04/08/2019 at 04:17 • 2 commentsAs noted in the previous log, an ISA is always a compromise and can only be judged for a given task or set of tasks. But since everybody has their own "requirements" and they change all the time, in the end, there is no way to get an absolute judgement. Synthetic benchmarks (SPEC etc.) help but they evaluate a complete system in a specific configuration, not the ISA.
So when you must design an ISA from scratch, you're left with habits, conventions, heuristics, cool ideas you picked somewhere, sprinkled with bikeshedding and countless "what if I tried this or that ?" but you have to set the bar somewhere.
If you want to do too many things, the architecture becomes good at nothing, or the price to pay (in complexity, price, consumption...) will be very high (x86...).
If you want to do one thing very well, you need a specialised processor, such as a DSP, GPU or even a special coprocessor (such as a compression or crypto accelerator).
In-between, you wish to have a reasonable, simple and flexible ISA, but you'll always find cases where you missed a "magic instruction" that boosts your performance. For this discussion, I'll refer you to the arguments for RISC vs CISC in the famous Patterson & Hennessy books, where they crunch the numbers and prove that any added feature must considerably speed up the whole system to be worth it.

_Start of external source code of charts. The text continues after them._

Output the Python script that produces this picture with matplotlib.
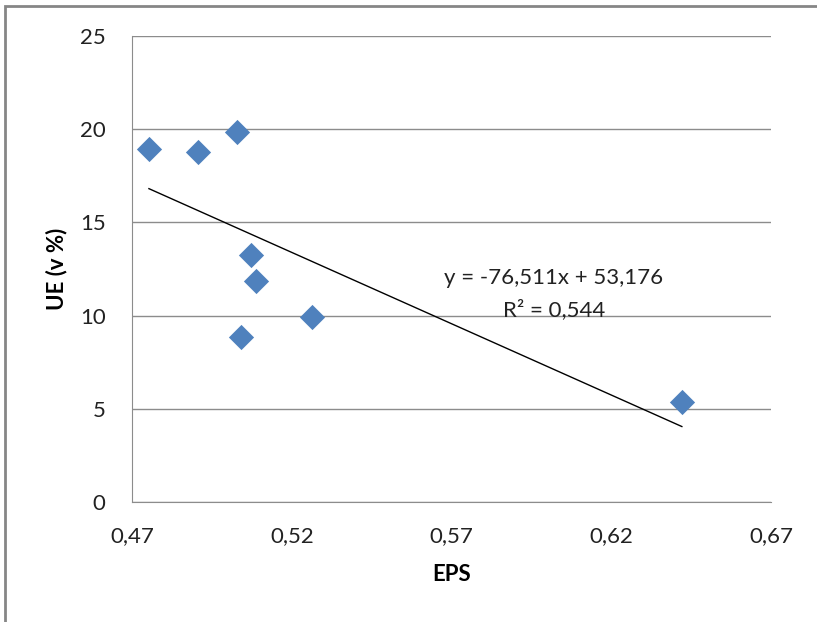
import numpy as np
import matplotlib.pyplot as plt
from matplotlib.patches import Rectangle

# EPS vs UE values
eps = [0.4753, 0.4907, 0.5029, 0.5073, 0.5089, 0.5041, 0.5264, 0.6421]
ue = [18.95, 18.78, 19.85, 13.25, 11.86, 8.85, 9.92, 5.36]

# linear trend as printed on the chart
slope = -76.511
intercept = 53.176
r2_text = "0,544"

x_ticks = [0.47, 0.52, 0.57, 0.62, 0.67]
y_ticks = [0, 5, 10, 15, 20, 25]

plt.rcParams['font.family'] = ['Lato', 'DejaVu Sans']

fig = plt.figure(figsize=(8.17, 6.22), dpi=100)
ax = fig.add_axes([132 / 817, 1 - 502 / 622, 639 / 817, 466 / 622])

# outer chart border (right/bottom run off the image)
fig.patches.append(Rectangle((5 / 817, -0.05), 1.1, 1 - 6 / 622 + 0.05,
                             transform=fig.transFigure, fill=False,
                             edgecolor='#868686', linewidth=2))

ax.scatter(eps, ue, marker='D', s=165, color='#4F81BD', zorder=3, linewidths=0)

xs = np.array([min(eps), max(eps)])
ax.plot(xs, slope * xs + intercept, color='black', linewidth=1, zorder=2)

ax.set_xlim(0.47, 0.67)
ax.set_ylim(0, 25)
ax.set_xticks(x_ticks)
ax.set_yticks(y_ticks)
ax.set_xticklabels([f"{v:.2f}".replace('.', ',') for v in x_ticks])
ax.set_yticklabels([str(v) for v in y_ticks])
ax.tick_params(length=0, labelsize=16, colors='#222222')
ax.tick_params(axis='x', pad=17)
ax.tick_params(axis='y', pad=19)

ax.grid(axis='y', color='#8c8c8c', linewidth=1)
ax.set_axisbelow(True)
for side in ['top', 'right']:
    ax.spines[side].set_visible(False)
ax.spines['left'].set_color('#8c8c8c')
ax.spines['bottom'].set_color('#8c8c8c')

ax.set_xlabel("EPS", fontsize=16, fontweight='bold', labelpad=13)
ax.set_ylabel("UE (v %)", fontsize=16, fontweight='bold', labelpad=9)

ax.text(0.602, 12.0, f"y = {slope:.3f}x + {intercept:.3f}".replace('.', ','),
        fontsize=16, ha='center', va='center', color='#222222')
ax.text(0.602, 10.3, "R² = " + r2_text, fontsize=16, ha='center', va='center',
        color='#222222')

fig.savefig("out.png", dpi=100)
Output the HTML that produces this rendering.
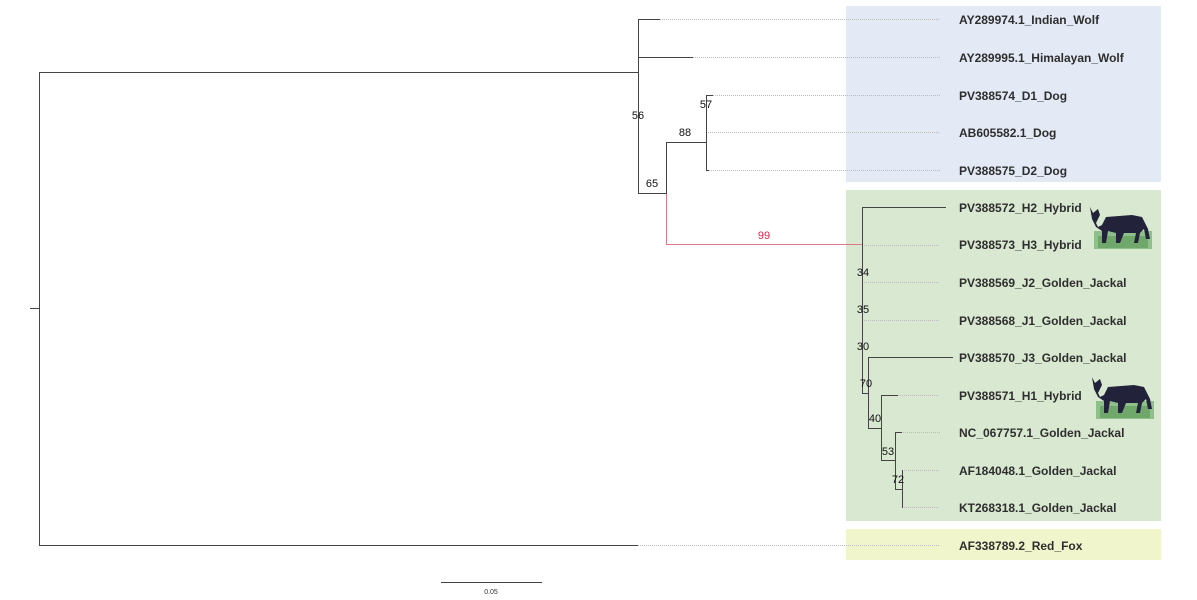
<!DOCTYPE html>
<html><head><meta charset="utf-8"><style>
html,body{margin:0;padding:0;background:#fff;}
svg{display:block;}
text{font-family:"Liberation Sans",sans-serif;}
.lb{font-size:12px;font-weight:bold;fill:#2e2e2e;}
.bs{font-size:11px;fill:#111;}
</style></head><body>
<svg width="1197" height="600" viewBox="0 0 1197 600" xmlns="http://www.w3.org/2000/svg">
<defs>
<g id="wolf">
<rect x="8" y="28" width="58" height="18" fill="#8fbf8a"/>
<rect x="12" y="33" width="50" height="12" fill="#6fa86a"/>
<path d="M4 4 L7 10 L12 6 L14 12 L10 20 L12 24 L16 22 L20 14 L46 12 L56 14 L62 26 L64 36 L60 36 L58 26 L54 30 L52 40 L48 40 L50 30 L38 30 L34 40 L30 40 L30 30 L22 28 L20 40 L16 40 L16 28 L10 24 L6 16 Z" fill="#22223a"/>
</g>
</defs>
<rect x="846" y="6" width="315" height="176" fill="#e3eaf5"/>
<rect x="846" y="190" width="315" height="331" fill="#d9e8d0"/>
<rect x="846" y="529" width="315" height="31" fill="#f1f5cc"/>
<g stroke="#bbb" stroke-width="1" stroke-dasharray="1,1" fill="none">
<line x1="660" y1="19.5" x2="940" y2="19.5"/>
<line x1="693" y1="57.5" x2="940" y2="57.5"/>
<line x1="713" y1="95.5" x2="940" y2="95.5"/>
<line x1="706" y1="132.5" x2="940" y2="132.5"/>
<line x1="709" y1="170.5" x2="940" y2="170.5"/>
<line x1="862" y1="245.5" x2="940" y2="245.5"/>
<line x1="862" y1="282.5" x2="940" y2="282.5"/>
<line x1="862" y1="320.5" x2="940" y2="320.5"/>
<line x1="898" y1="395.5" x2="940" y2="395.5"/>
<line x1="895" y1="432.5" x2="940" y2="432.5"/>
<line x1="902" y1="470.5" x2="940" y2="470.5"/>
<line x1="902" y1="507.5" x2="940" y2="507.5"/>
<line x1="638" y1="545.5" x2="940" y2="545.5"/>
</g>
<g stroke="#444" stroke-width="1" fill="none">
<line x1="30" y1="308.5" x2="39" y2="308.5"/>
<line x1="39.5" y1="72" x2="39.5" y2="546"/>
<line x1="39" y1="72.5" x2="638" y2="72.5"/>
<line x1="39" y1="545.5" x2="638" y2="545.5"/>
<line x1="638.5" y1="19" x2="638.5" y2="194"/>
<line x1="638" y1="19.5" x2="660" y2="19.5"/>
<line x1="638" y1="57.5" x2="693" y2="57.5"/>
<line x1="638" y1="193.5" x2="666" y2="193.5"/>
<line x1="666.5" y1="142" x2="666.5" y2="194"/>
<line x1="666" y1="142.5" x2="706" y2="142.5"/>
<line x1="706.5" y1="95" x2="706.5" y2="171"/>
<line x1="706" y1="95.5" x2="713" y2="95.5"/>
<line x1="706" y1="170.5" x2="709" y2="170.5"/>
<line x1="862.5" y1="207" x2="862.5" y2="394"/>
<line x1="862" y1="207.5" x2="946" y2="207.5"/>
<line x1="862" y1="393.5" x2="868" y2="393.5"/>
<line x1="868.5" y1="357" x2="868.5" y2="429"/>
<line x1="868" y1="357.5" x2="953" y2="357.5"/>
<line x1="868" y1="428.5" x2="881" y2="428.5"/>
<line x1="881.5" y1="395" x2="881.5" y2="461"/>
<line x1="881" y1="395.5" x2="898" y2="395.5"/>
<line x1="881" y1="460.5" x2="895" y2="460.5"/>
<line x1="895.5" y1="432" x2="895.5" y2="490"/>
<line x1="895" y1="432.5" x2="902" y2="432.5"/>
<line x1="895" y1="489.5" x2="902" y2="489.5"/>
<line x1="902.5" y1="470" x2="902.5" y2="508"/>
<line x1="441" y1="582.5" x2="542" y2="582.5"/>
</g>
<g stroke="#d9788a" stroke-width="1" fill="none">
<line x1="666.5" y1="194" x2="666.5" y2="245"/>
<line x1="666" y1="244.5" x2="862" y2="244.5"/>
</g>
<g class="bs" text-anchor="middle">
<text x="638" y="119">56</text>
<text x="706" y="108">57</text>
<text x="685" y="136">88</text>
<text x="652" y="187">65</text>
<text x="764" y="239" style="fill:#e0204a">99</text>
<text x="863" y="276">34</text>
<text x="863" y="313">35</text>
<text x="863" y="350">30</text>
<text x="866" y="387">70</text>
<text x="875" y="422">40</text>
<text x="888" y="455">53</text>
<text x="898" y="483">72</text>
</g>
<text x="491" y="594" text-anchor="middle" style="font-size:7px;fill:#333">0.05</text>
<g class="lb">
<text x="959" y="24">AY289974.1_Indian_Wolf</text>
<text x="959" y="62">AY289995.1_Himalayan_Wolf</text>
<text x="959" y="100">PV388574_D1_Dog</text>
<text x="959" y="137">AB605582.1_Dog</text>
<text x="959" y="175">PV388575_D2_Dog</text>
<text x="959" y="212">PV388572_H2_Hybrid</text>
<text x="959" y="249">PV388573_H3_Hybrid</text>
<text x="959" y="287">PV388569_J2_Golden_Jackal</text>
<text x="959" y="325">PV388568_J1_Golden_Jackal</text>
<text x="959" y="362">PV388570_J3_Golden_Jackal</text>
<text x="959" y="400">PV388571_H1_Hybrid</text>
<text x="959" y="437">NC_067757.1_Golden_Jackal</text>
<text x="959" y="475">AF184048.1_Golden_Jackal</text>
<text x="959" y="512">KT268318.1_Golden_Jackal</text>
<text x="959" y="550">AF338789.2_Red_Fox</text>
</g>
<use href="#wolf" x="1086" y="203"/>
<use href="#wolf" x="1088" y="373"/>
</svg>
</body></html>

Which is seldom.
My personal approach is to let the HW do what it does well and let SW access it as easily as possible, which implies a lot of orthogonality. I start from what logic does easily (move bits around, change them), design the few vital units (boolean unit, add/sub, shuffler) then connect them efficiently to the register set. Extra instructions come from available features or options that require very little effort to implement.
For example : the boolean unit shares the operands with the adder, which requires one input to be inverted. This is an opportunity to get the ANDN opcode for free, where X = A and not(b). It just occupies one more slot in the opcode map, and a few gates of decoding logic, but no modification to the main datapath. Clock speed and silicon surface are not affected but some software that processes bits and bit vectors (blitting, masking, ...) can save some time in a critical loop.